Guardas as proporções da história anterior, pode-se dizer que é algo similar a estes incêndios. Afinal, trata-se de um acontecimento que consegue condensar sobre si tantas realidades: uma tragédia causada de origem por um modelo econômico baseado na exploração intensiva dos recursos naturais e humanos; um Estado absolutamente passivo diante das consequências sociais, ambientais e humanas de tal modelo, o que contrasta com sua fortaleza e eficácia na hora de reprimir; umas empresas que atuam em suas ancas, beneficiadas pelas reduções impostos, mas incapazes de investir em condições mínimas de segurança para evitar que incêndios – um perigo latente neste tipo de negócios – saiam do controle; populações arruinadas, que em boa medida terão que dar conta de refazer suas vidas já que o Estado não pode investir nisso pois seria “assistencialismo” e incita a vigilância que, obviamente, não se aplica ao empresariado, já que eles são “muito grandes para falhar” e contam tanto com seus seguros como com o Estado disposto a assumir as perdas.
E o que tem a ver uma coisa com a outra? Pois talvez nada, e tudo, ao mesmo temo. Quando começaram os incêndios, muitas organizações sociais, partidos políticos e especialistas acusaram os próprios empresários de terem provocado, entre outras razões, para cobrar os seguros e obter lucros mais rápidos e seguros em meio a um negócio que enfrenta, como todos os demais ramos da economia chilena, um significativo estancamento. O mesmo governo deu a entender que considerava plausível esta hipótese, ao passo que informou ter prendido vários suspeitos de iniciar as chamas. Seria muito otimista, entretanto, pensar que as instituições cheguem até os últimos responsáveis destas ações: as três maiores empresas florestais – cujo controle é de 75%das plantações – pertencentes às três famílias mais importantes econômica e midiaticamente do país. Werner Sombart [sociólogo alemão] cunhou um conceito, popularizado em seguida, muito útil nestes casos: destruição criativa: “feito essencial do capitalismo”, que consiste basicamente na destruição do não rentável para dar peso ao rentável. No sentido estrito, aplica-se às inovações, mas em termos mais amplos se usa para entender a rentabilidade, por exemplo, das guerras, cujo negócio não se encontra em solo bélico, mas no processo de reconstrução posterior.

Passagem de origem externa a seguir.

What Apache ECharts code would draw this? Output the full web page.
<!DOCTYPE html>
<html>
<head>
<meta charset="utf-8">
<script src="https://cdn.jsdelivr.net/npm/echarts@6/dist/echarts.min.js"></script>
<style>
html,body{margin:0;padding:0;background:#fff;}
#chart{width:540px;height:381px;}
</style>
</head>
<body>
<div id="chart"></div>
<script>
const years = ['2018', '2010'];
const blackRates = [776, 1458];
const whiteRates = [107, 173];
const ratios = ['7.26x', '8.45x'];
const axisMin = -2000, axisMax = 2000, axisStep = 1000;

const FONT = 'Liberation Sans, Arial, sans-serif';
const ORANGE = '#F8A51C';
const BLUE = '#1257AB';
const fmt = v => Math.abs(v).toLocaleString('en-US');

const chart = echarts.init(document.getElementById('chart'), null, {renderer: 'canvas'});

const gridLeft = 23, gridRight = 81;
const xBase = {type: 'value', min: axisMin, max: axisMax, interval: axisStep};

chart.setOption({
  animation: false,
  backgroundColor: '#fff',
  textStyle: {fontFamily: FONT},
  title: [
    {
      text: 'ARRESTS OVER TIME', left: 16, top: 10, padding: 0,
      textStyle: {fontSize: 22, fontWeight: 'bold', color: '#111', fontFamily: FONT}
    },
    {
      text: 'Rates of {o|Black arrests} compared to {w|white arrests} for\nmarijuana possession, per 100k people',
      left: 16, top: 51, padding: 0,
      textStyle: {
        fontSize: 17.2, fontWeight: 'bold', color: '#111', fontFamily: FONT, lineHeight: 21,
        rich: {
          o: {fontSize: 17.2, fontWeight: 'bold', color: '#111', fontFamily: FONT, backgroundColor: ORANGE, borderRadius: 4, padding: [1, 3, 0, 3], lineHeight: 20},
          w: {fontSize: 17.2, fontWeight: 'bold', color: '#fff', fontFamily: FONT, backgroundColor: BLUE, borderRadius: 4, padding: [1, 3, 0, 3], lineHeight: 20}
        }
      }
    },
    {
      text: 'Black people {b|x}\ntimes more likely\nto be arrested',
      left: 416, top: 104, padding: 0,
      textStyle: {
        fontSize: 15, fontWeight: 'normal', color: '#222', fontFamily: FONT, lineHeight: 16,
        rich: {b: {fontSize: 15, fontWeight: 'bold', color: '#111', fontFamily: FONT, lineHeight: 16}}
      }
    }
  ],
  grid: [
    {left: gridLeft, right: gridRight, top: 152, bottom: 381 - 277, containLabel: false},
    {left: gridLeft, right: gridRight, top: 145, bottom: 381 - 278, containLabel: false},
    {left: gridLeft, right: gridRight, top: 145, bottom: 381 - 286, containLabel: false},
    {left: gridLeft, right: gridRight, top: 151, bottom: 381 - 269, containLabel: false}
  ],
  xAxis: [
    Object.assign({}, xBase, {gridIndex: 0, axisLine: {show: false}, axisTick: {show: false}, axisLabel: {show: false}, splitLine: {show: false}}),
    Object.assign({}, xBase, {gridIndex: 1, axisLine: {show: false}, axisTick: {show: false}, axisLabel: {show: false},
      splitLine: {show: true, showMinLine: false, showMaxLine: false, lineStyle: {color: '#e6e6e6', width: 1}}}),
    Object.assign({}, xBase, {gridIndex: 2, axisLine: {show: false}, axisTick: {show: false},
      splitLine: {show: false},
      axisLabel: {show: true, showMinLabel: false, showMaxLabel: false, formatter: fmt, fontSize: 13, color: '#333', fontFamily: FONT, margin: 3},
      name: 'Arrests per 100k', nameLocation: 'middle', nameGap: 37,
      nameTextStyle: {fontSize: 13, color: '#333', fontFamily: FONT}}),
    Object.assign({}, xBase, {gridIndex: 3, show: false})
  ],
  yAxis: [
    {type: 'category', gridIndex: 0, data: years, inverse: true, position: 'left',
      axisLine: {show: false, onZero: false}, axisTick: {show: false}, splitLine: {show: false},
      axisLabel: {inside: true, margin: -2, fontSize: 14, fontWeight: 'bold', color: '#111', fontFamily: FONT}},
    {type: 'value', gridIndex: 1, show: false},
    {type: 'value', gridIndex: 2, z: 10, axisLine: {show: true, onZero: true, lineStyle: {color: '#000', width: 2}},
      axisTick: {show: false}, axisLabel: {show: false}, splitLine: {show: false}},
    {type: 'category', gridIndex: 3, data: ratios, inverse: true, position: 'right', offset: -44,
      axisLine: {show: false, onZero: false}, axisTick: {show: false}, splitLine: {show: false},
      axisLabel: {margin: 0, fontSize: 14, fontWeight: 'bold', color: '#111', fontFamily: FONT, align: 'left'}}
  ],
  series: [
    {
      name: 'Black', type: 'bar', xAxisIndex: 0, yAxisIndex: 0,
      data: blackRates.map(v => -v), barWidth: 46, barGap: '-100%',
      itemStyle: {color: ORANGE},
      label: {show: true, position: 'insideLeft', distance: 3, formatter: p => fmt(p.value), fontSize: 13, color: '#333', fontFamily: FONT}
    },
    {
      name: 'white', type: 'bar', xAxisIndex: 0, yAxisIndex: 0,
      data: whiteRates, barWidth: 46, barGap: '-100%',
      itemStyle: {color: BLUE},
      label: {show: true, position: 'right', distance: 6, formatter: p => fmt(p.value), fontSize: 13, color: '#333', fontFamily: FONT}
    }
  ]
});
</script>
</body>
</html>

Assim são as coisas, talvez o poder econômico chileno: os machos alfas do dinheiro que ainda não se recuperaram da crise econômica de 2008 (o crescimento de 1,6% do PIB em 2016 é o mais baixo desde 2009 e as perspectivas para 2017 não são melhores), terminaram concluindo que se a economia não se estimula, então sempre poderão atear fogo.